# Start of Source data
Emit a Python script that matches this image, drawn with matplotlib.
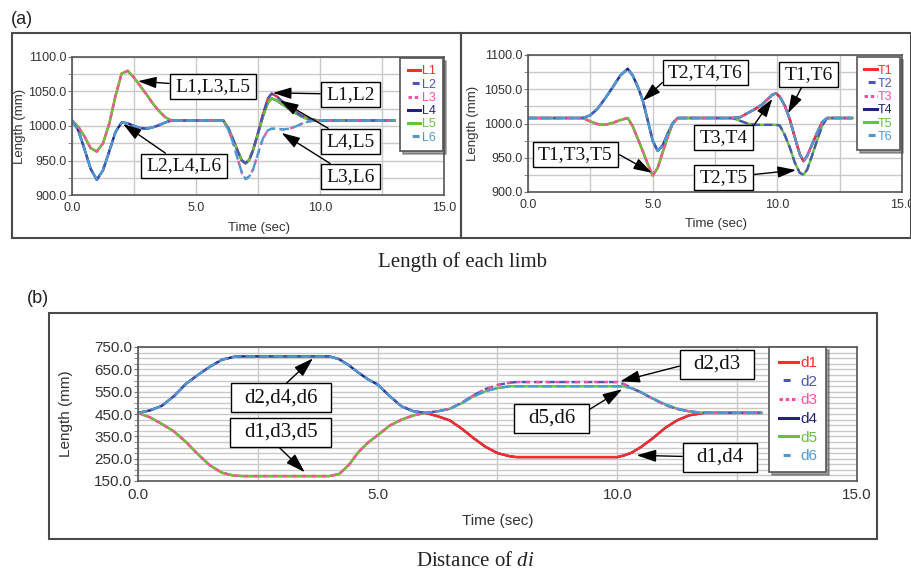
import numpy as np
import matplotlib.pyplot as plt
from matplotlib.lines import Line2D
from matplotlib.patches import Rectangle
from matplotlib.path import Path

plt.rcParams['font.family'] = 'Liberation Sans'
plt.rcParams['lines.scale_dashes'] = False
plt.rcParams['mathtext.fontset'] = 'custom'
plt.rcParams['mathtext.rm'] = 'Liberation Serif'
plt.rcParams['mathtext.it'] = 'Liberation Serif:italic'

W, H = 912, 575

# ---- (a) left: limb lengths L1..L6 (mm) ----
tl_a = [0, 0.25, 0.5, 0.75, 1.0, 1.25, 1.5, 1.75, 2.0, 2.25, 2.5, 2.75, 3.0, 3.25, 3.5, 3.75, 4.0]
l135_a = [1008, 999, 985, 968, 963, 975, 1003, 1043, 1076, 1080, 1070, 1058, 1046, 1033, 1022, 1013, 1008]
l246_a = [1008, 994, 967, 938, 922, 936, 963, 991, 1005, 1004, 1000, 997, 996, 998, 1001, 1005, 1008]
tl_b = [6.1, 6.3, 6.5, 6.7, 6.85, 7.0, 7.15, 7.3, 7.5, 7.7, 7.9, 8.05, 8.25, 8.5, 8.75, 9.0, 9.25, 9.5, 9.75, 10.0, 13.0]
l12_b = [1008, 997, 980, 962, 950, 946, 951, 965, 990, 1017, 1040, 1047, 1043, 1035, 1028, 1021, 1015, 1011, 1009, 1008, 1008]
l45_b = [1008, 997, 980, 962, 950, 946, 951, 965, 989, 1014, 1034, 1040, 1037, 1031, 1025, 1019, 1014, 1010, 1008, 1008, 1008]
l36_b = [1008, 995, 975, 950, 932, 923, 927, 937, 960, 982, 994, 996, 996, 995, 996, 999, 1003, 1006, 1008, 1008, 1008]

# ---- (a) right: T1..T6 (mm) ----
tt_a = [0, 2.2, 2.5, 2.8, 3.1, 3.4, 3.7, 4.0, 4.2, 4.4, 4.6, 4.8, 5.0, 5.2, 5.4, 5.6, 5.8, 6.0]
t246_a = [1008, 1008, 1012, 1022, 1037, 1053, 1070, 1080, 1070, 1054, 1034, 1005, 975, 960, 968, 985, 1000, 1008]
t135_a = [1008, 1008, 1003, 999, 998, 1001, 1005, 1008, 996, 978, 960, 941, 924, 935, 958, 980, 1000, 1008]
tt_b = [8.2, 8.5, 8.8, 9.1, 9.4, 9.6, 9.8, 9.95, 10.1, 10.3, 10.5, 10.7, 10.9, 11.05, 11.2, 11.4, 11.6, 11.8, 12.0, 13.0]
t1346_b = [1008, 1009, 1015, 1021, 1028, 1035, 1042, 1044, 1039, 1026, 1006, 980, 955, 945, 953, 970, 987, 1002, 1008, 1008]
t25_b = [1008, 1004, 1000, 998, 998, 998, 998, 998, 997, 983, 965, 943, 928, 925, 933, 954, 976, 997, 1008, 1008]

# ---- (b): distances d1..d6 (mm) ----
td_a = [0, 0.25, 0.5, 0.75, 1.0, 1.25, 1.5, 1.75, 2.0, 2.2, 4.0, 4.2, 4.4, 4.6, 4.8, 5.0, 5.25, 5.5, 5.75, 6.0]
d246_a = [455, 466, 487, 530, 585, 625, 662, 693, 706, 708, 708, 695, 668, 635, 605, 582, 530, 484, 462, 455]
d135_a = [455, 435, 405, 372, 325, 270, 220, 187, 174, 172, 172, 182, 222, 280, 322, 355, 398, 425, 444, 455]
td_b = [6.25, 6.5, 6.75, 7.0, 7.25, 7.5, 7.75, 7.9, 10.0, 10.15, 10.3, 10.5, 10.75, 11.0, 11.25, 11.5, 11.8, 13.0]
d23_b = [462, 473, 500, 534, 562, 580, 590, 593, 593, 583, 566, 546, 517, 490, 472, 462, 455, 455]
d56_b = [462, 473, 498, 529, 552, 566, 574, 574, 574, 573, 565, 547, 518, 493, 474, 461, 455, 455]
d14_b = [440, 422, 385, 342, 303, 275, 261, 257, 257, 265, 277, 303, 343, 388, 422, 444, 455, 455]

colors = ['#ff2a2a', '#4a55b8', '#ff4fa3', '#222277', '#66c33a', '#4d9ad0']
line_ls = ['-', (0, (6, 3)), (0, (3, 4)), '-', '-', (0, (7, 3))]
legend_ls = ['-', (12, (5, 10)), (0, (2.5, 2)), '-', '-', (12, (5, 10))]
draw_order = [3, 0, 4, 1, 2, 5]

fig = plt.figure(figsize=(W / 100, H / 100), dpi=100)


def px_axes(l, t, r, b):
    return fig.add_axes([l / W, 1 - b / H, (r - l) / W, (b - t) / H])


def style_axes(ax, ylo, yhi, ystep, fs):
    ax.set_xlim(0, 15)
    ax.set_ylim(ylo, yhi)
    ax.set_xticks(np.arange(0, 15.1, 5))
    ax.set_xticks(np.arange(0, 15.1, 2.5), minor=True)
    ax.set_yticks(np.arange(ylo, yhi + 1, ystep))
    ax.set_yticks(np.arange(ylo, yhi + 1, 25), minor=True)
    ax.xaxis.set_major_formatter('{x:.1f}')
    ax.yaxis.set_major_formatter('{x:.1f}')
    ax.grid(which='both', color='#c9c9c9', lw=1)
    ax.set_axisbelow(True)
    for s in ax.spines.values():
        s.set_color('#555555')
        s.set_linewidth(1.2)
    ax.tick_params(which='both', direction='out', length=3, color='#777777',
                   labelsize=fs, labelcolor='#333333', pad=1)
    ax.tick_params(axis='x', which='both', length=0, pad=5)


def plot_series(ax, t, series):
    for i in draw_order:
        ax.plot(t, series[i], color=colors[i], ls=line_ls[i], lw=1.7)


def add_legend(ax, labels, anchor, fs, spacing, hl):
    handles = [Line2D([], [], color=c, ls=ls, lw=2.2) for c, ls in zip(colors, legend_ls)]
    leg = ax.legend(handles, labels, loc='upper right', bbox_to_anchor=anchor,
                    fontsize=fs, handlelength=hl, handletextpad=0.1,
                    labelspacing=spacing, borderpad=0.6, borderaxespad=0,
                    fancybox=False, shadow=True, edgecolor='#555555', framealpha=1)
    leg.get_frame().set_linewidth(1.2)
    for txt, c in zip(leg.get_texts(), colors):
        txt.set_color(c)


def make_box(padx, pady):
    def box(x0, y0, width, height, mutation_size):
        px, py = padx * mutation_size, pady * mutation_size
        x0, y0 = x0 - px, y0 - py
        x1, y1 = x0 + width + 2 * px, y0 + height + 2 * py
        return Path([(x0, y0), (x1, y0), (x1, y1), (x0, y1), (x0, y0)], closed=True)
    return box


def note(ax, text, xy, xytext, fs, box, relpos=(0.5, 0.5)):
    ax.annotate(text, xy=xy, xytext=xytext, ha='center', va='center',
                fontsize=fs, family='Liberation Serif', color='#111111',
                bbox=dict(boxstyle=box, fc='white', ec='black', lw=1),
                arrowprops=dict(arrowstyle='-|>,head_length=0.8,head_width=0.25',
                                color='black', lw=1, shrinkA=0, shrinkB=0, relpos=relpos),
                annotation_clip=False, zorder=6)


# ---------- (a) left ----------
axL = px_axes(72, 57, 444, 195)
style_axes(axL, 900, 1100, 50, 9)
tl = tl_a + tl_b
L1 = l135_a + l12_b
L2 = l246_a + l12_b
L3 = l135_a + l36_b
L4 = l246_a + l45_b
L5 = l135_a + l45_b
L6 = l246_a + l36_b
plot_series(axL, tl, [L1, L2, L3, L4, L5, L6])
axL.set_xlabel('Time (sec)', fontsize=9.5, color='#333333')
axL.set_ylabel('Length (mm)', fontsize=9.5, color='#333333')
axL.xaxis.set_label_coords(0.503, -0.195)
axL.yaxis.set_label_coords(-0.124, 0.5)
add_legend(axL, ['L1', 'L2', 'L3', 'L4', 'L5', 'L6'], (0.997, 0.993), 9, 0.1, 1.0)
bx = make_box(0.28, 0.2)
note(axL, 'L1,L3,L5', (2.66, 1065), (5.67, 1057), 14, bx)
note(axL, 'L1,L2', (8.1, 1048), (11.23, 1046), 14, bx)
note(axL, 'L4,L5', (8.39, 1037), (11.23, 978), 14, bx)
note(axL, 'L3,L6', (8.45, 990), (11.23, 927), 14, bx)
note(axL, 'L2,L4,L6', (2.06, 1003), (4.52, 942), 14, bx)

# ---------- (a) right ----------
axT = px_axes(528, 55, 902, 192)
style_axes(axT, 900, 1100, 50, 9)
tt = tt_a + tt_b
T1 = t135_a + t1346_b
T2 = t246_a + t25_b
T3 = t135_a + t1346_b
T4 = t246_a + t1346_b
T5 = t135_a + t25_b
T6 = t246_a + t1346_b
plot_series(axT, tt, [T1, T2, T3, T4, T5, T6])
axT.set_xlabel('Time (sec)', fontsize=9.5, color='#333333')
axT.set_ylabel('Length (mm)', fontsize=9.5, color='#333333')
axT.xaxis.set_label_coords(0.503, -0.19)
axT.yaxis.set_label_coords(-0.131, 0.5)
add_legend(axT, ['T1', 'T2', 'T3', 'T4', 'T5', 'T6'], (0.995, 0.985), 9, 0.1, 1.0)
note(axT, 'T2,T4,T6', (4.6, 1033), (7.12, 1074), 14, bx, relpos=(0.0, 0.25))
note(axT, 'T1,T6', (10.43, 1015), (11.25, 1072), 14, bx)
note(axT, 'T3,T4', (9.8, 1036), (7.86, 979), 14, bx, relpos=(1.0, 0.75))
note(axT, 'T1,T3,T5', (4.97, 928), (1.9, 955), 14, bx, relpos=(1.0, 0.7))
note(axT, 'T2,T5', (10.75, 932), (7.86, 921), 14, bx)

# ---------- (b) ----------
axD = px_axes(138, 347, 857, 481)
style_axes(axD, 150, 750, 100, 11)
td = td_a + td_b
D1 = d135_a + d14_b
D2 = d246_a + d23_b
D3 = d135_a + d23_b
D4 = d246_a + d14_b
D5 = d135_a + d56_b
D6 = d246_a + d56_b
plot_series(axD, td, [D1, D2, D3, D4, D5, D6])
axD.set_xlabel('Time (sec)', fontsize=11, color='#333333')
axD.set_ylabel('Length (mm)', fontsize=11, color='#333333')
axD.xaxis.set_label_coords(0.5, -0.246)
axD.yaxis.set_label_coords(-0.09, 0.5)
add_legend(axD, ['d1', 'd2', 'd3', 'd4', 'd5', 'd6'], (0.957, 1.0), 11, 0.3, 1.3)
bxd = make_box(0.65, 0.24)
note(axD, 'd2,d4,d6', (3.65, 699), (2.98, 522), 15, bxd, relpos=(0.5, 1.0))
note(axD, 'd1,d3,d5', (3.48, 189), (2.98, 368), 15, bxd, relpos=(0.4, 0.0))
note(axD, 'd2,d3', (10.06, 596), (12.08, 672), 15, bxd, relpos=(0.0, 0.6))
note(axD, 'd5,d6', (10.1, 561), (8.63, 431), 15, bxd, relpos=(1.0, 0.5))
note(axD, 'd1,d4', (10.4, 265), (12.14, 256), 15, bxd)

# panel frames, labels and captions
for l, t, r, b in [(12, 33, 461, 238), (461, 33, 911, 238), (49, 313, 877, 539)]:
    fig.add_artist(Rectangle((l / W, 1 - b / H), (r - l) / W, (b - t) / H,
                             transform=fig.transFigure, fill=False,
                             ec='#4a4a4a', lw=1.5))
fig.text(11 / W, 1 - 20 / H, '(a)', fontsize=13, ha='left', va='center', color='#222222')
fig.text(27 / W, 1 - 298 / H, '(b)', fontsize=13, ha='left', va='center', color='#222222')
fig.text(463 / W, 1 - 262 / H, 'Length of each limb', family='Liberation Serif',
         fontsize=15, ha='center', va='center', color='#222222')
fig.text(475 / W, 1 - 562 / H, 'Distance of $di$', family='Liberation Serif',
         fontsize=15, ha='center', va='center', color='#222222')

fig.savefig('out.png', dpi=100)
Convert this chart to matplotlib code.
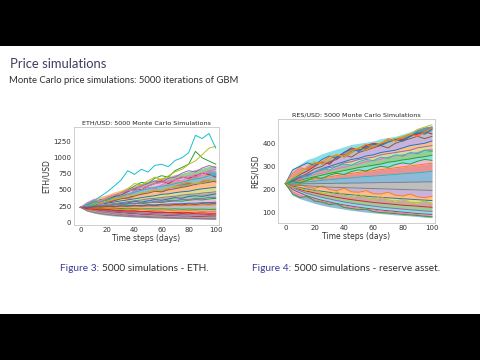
# End of Source data
Task goal ::
Copy nothing but the lines from the top of the material through the line holding "1006, 1008, 1008, 1008]", exactly as written; omit pictures.

Result ::
Emit a Python script that matches this image, drawn with matplotlib.
import numpy as np
import matplotlib.pyplot as plt
from matplotlib.lines import Line2D
from matplotlib.patches import Rectangle
from matplotlib.path import Path

plt.rcParams['font.family'] = 'Liberation Sans'
plt.rcParams['lines.scale_dashes'] = False
plt.rcParams['mathtext.fontset'] = 'custom'
plt.rcParams['mathtext.rm'] = 'Liberation Serif'
plt.rcParams['mathtext.it'] = 'Liberation Serif:italic'

W, H = 912, 575

# ---- (a) left: limb lengths L1..L6 (mm) ----
tl_a = [0, 0.25, 0.5, 0.75, 1.0, 1.25, 1.5, 1.75, 2.0, 2.25, 2.5, 2.75, 3.0, 3.25, 3.5, 3.75, 4.0]
l135_a = [1008, 999, 985, 968, 963, 975, 1003, 1043, 1076, 1080, 1070, 1058, 1046, 1033, 1022, 1013, 1008]
l246_a = [1008, 994, 967, 938, 922, 936, 963, 991, 1005, 1004, 1000, 997, 996, 998, 1001, 1005, 1008]
tl_b = [6.1, 6.3, 6.5, 6.7, 6.85, 7.0, 7.15, 7.3, 7.5, 7.7, 7.9, 8.05, 8.25, 8.5, 8.75, 9.0, 9.25, 9.5, 9.75, 10.0, 13.0]
l12_b = [1008, 997, 980, 962, 950, 946, 951, 965, 990, 1017, 1040, 1047, 1043, 1035, 1028, 1021, 1015, 1011, 1009, 1008, 1008]
l45_b = [1008, 997, 980, 962, 950, 946, 951, 965, 989, 1014, 1034, 1040, 1037, 1031, 1025, 1019, 1014, 1010, 1008, 1008, 1008]
l36_b = [1008, 995, 975, 950, 932, 923, 927, 937, 960, 982, 994, 996, 996, 995, 996, 999, 1003, 1006, 1008, 1008, 1008]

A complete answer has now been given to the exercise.